The Brooklyn Museum will unveil a new gallery in January devoted to the “Arts of Buddhism,” with close to 70 objects from 14 countries dating from the second century C.E. to the early 2000s. The newest in a series of galleries focused on the Arts of Asia and the Islamic World collections, the installation will be organized by Joan Cummins, the museum’s senior curator of Asian art.
The presentation aims to serve as “an introduction to the tenets and history of the Buddhist religion,” with sculptural renderings of enlightened souls shown alongside tools and ornaments used in Buddhist temples. Nineteen of the objects set to go on view have never been shown in the museum, and a pair of 14th-century Japanese mandala paintings will be seen for the first time in 25 years.

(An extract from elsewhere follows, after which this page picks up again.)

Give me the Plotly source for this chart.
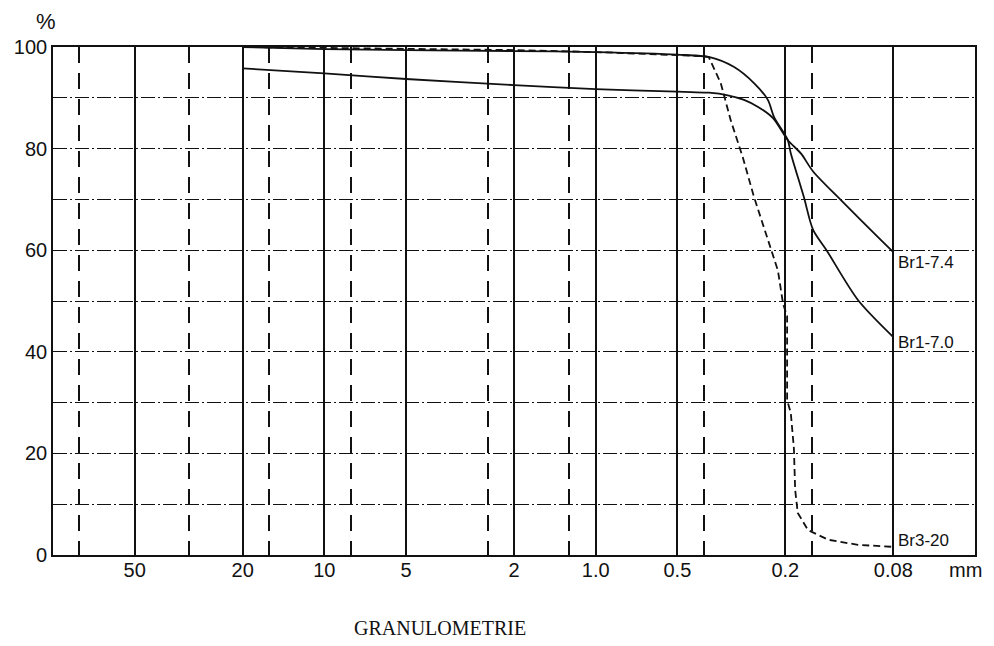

“We are excited to bring out some of Brooklyn’s great treasures in this gallery, and we’re excited to show them in a new way,” Cummins told ARTnews. “Instead of dividing things up by region or setting them up chronologically, we are juxtaposing Buddhas from India, Thailand, and Japan—and bodhisattvas from Indonesia, Korea, and China—made hundreds of years apart. In some cases the similarities are obvious; in others one has to look carefully to see what the images have in common. And careful looking will reveal some absolutely brilliant artistry because the museum has really deep and important holdings of Buddhist art.”
Opening January 21, the new gallery will be on the Brooklyn Museum’s second floor, which, as part of an ongoing project to modernize the floor’s various spaces, will make room later in the year for new galleries for Arts of the Himalayas, Arts of the Islamic World, and Arts of South Asia.